▶ **YOUR OBJECTIVE**: Skipping all pictures, set down the lines of the listing from the first through the one with "0.226, 0.136, 0.067];".

==== DATASET EXTRACT

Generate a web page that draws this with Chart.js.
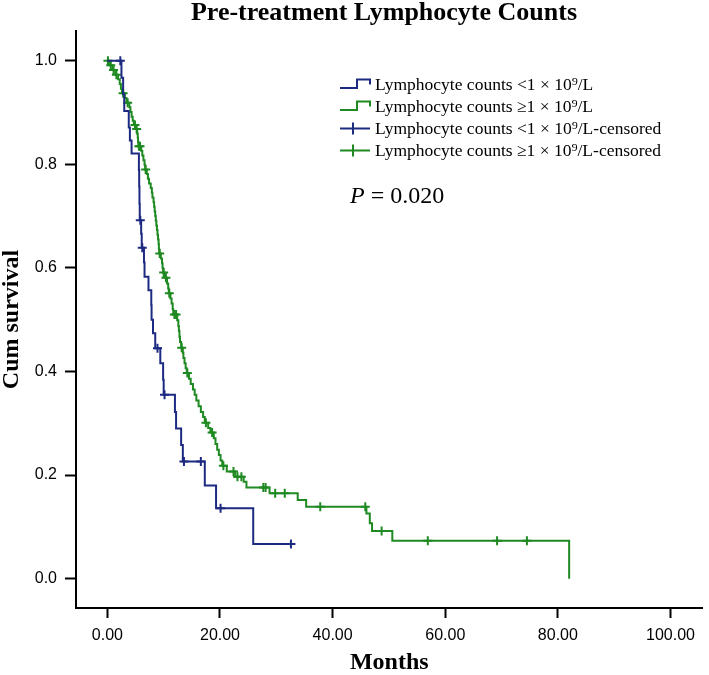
<!DOCTYPE html>
<html><head><meta charset="utf-8">
<script src="https://cdn.jsdelivr.net/npm/chart.js@4/dist/chart.umd.min.js"></script>
<style>html,body{margin:0;padding:0;background:#fff}canvas{display:block}</style>
</head><body>
<canvas id="c" width="709" height="675"></canvas>
<script>
const chartTitle = 'Pre-treatment Lymphocyte Counts';
const xTitle = 'Months';
const yTitle = 'Cum survival';
const xTicks = [0, 20, 40, 60, 80, 100];
const yTicks = [0, 0.2, 0.4, 0.6, 0.8, 1.0];
const seriesNames = [
  'Lymphocyte counts <1 \u00d7 10\u2079/L',
  'Lymphocyte counts \u22651 \u00d7 10\u2079/L',
  'Lymphocyte counts <1 \u00d7 10\u2079/L-censored',
  'Lymphocyte counts \u22651 \u00d7 10\u2079/L-censored'
];
const pLabel = ['P', ' = 0.020'];

// Group <1 x 10^9/L : event times (months) and survival after each step
const lowTimes = [0, 2.5, 2.8, 3.0, 3.8, 4.0, 4.3, 5.6, 5.65, 5.7, 5.75, 6.0, 6.1, 6.5, 6.6, 7.3, 7.8, 7.85, 8.1, 8.5, 9.4, 9.9, 10.0, 12.0, 12.2, 13.1, 13.4, 17.3, 19.3, 25.9, 32.6];
const lowSurv  = [1.0, 0.967, 0.935, 0.903, 0.871, 0.846, 0.821, 0.789, 0.757, 0.724, 0.692, 0.666, 0.639, 0.611, 0.583, 0.557, 0.528, 0.500, 0.474, 0.445, 0.416, 0.384, 0.355, 0.322, 0.290, 0.258, 0.226, 0.180, 0.136, 0.067, 0.067];
const lowCensTimes = [2.3, 5.85, 6.2, 8.9, 10.15, 13.6, 16.6, 20.1, 32.6];
const lowCensSurv  = [1.0, 0.692, 0.639, 0.445, 0.355, 0.226, 0.226, 0.136, 0.067];

// Group >=1 x 10^9/L
const highTimes = [0, 0.3, 0.9, 1.4, 1.9, 2.2, 2.4, 2.6, 3.1, 3.4, 3.9, 4.1, 4.3, 4.5, 4.7, 5.1, 5.3, 5.4, 5.45, 5.5, 6.0, 6.2, 6.4, 6.6, 6.7, 7.0, 7.2, 7.4, 7.7, 7.9, 8.0, 8.2, 8.3, 8.4, 8.5, 8.6, 8.7, 8.8, 8.9, 9.0, 9.1, 9.15, 9.2, 9.5, 9.7, 9.8, 9.9, 10.2, 10.6, 10.8, 10.9, 11.2, 11.4, 11.6, 11.7, 12.4, 12.6, 12.7, 12.8, 12.9, 13.1, 13.4, 13.5, 13.7, 13.9, 14.1, 14.5, 14.8, 15.2, 15.5, 15.8, 16.2, 16.6, 17.0, 17.3, 17.9, 18.3, 18.9, 19.2, 19.5, 19.8, 20.1, 20.4, 21.2, 22.7, 24.2, 24.7, 28.8, 33.8, 35.3, 46.0, 46.6, 47.0, 50.6, 82.0];
const highSurv  = [1.0, 0.991, 0.982, 0.973, 0.964, 0.955, 0.946, 0.937, 0.928, 0.919, 0.910, 0.901, 0.892, 0.884, 0.876, 0.868, 0.859, 0.851, 0.843, 0.835, 0.826, 0.817, 0.808, 0.799, 0.790, 0.781, 0.772, 0.763, 0.754, 0.745, 0.736, 0.727, 0.718, 0.709, 0.700, 0.691, 0.682, 0.673, 0.664, 0.655, 0.646, 0.637, 0.628, 0.618, 0.609, 0.600, 0.591, 0.581, 0.570, 0.560, 0.551, 0.541, 0.531, 0.520, 0.510, 0.499, 0.488, 0.478, 0.467, 0.457, 0.446, 0.436, 0.426, 0.416, 0.406, 0.397, 0.386, 0.376, 0.365, 0.355, 0.344, 0.333, 0.322, 0.312, 0.301, 0.291, 0.282, 0.271, 0.260, 0.249, 0.239, 0.228, 0.218, 0.207, 0.197, 0.187, 0.176, 0.165, 0.152, 0.139, 0.126, 0.107, 0.092, 0.073, 0];
const highCensTimes = [0.1, 0.6, 1.1, 1.6, 2.8, 3.6, 4.9, 5.2, 5.6, 5.8, 6.8, 9.3, 10.0, 10.4, 11.0, 11.9, 12.2, 13.2, 14.2, 17.5, 18.6, 20.6, 22.4, 23.1, 23.8, 27.7, 28.1, 29.8, 31.5, 37.8, 45.8, 48.7, 56.9, 69.2, 74.5];
const highCensSurv  = [1.0, 0.991, 0.982, 0.973, 0.937, 0.919, 0.876, 0.868, 0.835, 0.835, 0.790, 0.628, 0.591, 0.581, 0.551, 0.510, 0.510, 0.446, 0.397, 0.301, 0.282, 0.218, 0.207, 0.197, 0.197, 0.176, 0.176, 0.165, 0.165, 0.139, 0.139, 0.092, 0.073, 0.073, 0.073];

const BLUE = '#1d2a82';
const GREEN = '#1f8a22';
const pts = (xs, ys) => xs.map((x, i) => ({x: x, y: ys[i]}));

const overlay = {
  id: 'overlay',
  afterDraw(chart) {
    const ctx = chart.ctx;
    ctx.save();
    ctx.fillStyle = '#000';
    ctx.textBaseline = 'alphabetic';
    ctx.font = 'bold 26px "Liberation Serif", "Times New Roman", serif';
    ctx.textAlign = 'center';
    ctx.fillText(chartTitle, 384, 20);

    // legend
    ctx.textAlign = 'left';
    ctx.font = '17.5px "Liberation Serif", "Times New Roman", serif';
    const baselines = [90, 112, 134, 156];
    const colors = [BLUE, GREEN, BLUE, GREEN];
    baselines.forEach((b, i) => {
      ctx.strokeStyle = colors[i];
      ctx.lineWidth = 2;
      ctx.beginPath();
      if (i < 2) {
        const yb = b - 2, yt = b - 10.5;
        ctx.moveTo(340, yb); ctx.lineTo(357, yb); ctx.lineTo(357, yt);
        ctx.lineTo(370, yt); ctx.lineTo(370, yt + 5);
      } else {
        const yc = b - 5.5;
        ctx.moveTo(340, yc); ctx.lineTo(370, yc);
        ctx.moveTo(353, yc - 6); ctx.lineTo(353, yc + 6);
      }
      ctx.stroke();
      ctx.fillStyle = '#000';
      ctx.fillText(seriesNames[i], 375, b);
    });

    // P value
    ctx.font = 'italic 24px "Liberation Serif", "Times New Roman", serif';
    ctx.fillText(pLabel[0], 350, 203);
    const w = ctx.measureText(pLabel[0]).width;
    ctx.font = '24px "Liberation Serif", "Times New Roman", serif';
    ctx.fillText(pLabel[1], 350 + w, 203);
    ctx.restore();
  }
};

new Chart(document.getElementById('c'), {
  type: 'line',
  data: {
    datasets: [
      { label: seriesNames[0], data: pts(lowTimes, lowSurv), stepped: 'before', borderColor: BLUE, borderWidth: 2, pointRadius: 0, fill: false },
      { label: seriesNames[1], data: pts(highTimes, highSurv), stepped: 'before', borderColor: GREEN, borderWidth: 2, pointRadius: 0, fill: false },
      { label: seriesNames[2], data: pts(lowCensTimes, lowCensSurv), showLine: false, pointStyle: 'cross', pointRadius: 4.5, pointBorderWidth: 2, borderColor: BLUE, backgroundColor: BLUE },
      { label: seriesNames[3], data: pts(highCensTimes, highCensSurv), showLine: false, pointStyle: 'cross', pointRadius: 4.5, pointBorderWidth: 2, borderColor: GREEN, backgroundColor: GREEN }
    ]
  },
  options: {
    responsive: false,
    animation: false,
    devicePixelRatio: 1,
    layout: { padding: { top: 31, right: 0, left: 0, bottom: 0 } },
    plugins: { legend: { display: false }, tooltip: { enabled: false }, title: { display: false } },
    elements: { line: { tension: 0 } },
    scales: {
      x: {
        type: 'linear',
        min: -5.57, max: 105.68,
        afterBuildTicks: s => { s.ticks = xTicks.map(v => ({value: v})); },
        afterFit: s => { s.height = 67; s.paddingLeft = 0; s.paddingRight = 0; },
        grid: { display: true, drawOnChartArea: false, drawTicks: true, tickLength: 10, tickWidth: 2, tickColor: '#000' },
        border: { display: true, color: '#000', width: 2 },
        ticks: { color: '#000', padding: 8, maxRotation: 0, font: { family: '"Liberation Sans", Arial, sans-serif', size: 16 }, callback: v => Number(v).toFixed(2) },
        title: { display: true, text: xTitle, color: '#000', padding: 0, font: { family: '"Liberation Serif", "Times New Roman", serif', size: 24, weight: 'bold', lineHeight: 1 } }
      },
      y: {
        type: 'linear',
        min: -0.0566, max: 1.0573,
        afterBuildTicks: s => { s.ticks = yTicks.map(v => ({value: v})); },
        afterFit: s => { s.width = 76; s.paddingTop = 0; s.paddingBottom = 0; },
        grid: { display: true, drawOnChartArea: false, drawTicks: true, tickLength: 11, tickWidth: 2, tickColor: '#000' },
        border: { display: true, color: '#000', width: 2 },
        ticks: { color: '#000', padding: 8, font: { family: '"Liberation Sans", Arial, sans-serif', size: 16 }, callback: v => Number(v).toFixed(1) },
        title: { display: true, text: yTitle, color: '#000', padding: 0, font: { family: '"Liberation Serif", "Times New Roman", serif', size: 24, weight: 'bold', lineHeight: 1 } }
      }
    }
  },
  plugins: [overlay]
});
</script>
</body></html>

========

▶ **WRITTEN ANSWER**:
Generate a web page that draws this with Chart.js.
<!DOCTYPE html>
<html><head><meta charset="utf-8">
<script src="https://cdn.jsdelivr.net/npm/chart.js@4/dist/chart.umd.min.js"></script>
<style>html,body{margin:0;padding:0;background:#fff}canvas{display:block}</style>
</head><body>
<canvas id="c" width="709" height="675"></canvas>
<script>
const chartTitle = 'Pre-treatment Lymphocyte Counts';
const xTitle = 'Months';
const yTitle = 'Cum survival';
const xTicks = [0, 20, 40, 60, 80, 100];
const yTicks = [0, 0.2, 0.4, 0.6, 0.8, 1.0];
const seriesNames = [
  'Lymphocyte counts <1 \u00d7 10\u2079/L',
  'Lymphocyte counts \u22651 \u00d7 10\u2079/L',
  'Lymphocyte counts <1 \u00d7 10\u2079/L-censored',
  'Lymphocyte counts \u22651 \u00d7 10\u2079/L-censored'
];
const pLabel = ['P', ' = 0.020'];

// Group <1 x 10^9/L : event times (months) and survival after each step
const lowTimes = [0, 2.5, 2.8, 3.0, 3.8, 4.0, 4.3, 5.6, 5.65, 5.7, 5.75, 6.0, 6.1, 6.5, 6.6, 7.3, 7.8, 7.85, 8.1, 8.5, 9.4, 9.9, 10.0, 12.0, 12.2, 13.1, 13.4, 17.3, 19.3, 25.9, 32.6];
const lowSurv  = [1.0, 0.967, 0.935, 0.903, 0.871, 0.846, 0.821, 0.789, 0.757, 0.724, 0.692, 0.666, 0.639, 0.611, 0.583, 0.557, 0.528, 0.500, 0.474, 0.445, 0.416, 0.384, 0.355, 0.322, 0.290, 0.258, 0.226, 0.180, 0.136, 0.067, 0.067];
const lowCensTimes = [2.3, 5.85, 6.2, 8.9, 10.15, 13.6, 16.6, 20.1, 32.6];
const lowCensSurv  = [1.0, 0.692, 0.639, 0.445, 0.355, 0.226, 0.226, 0.136, 0.067];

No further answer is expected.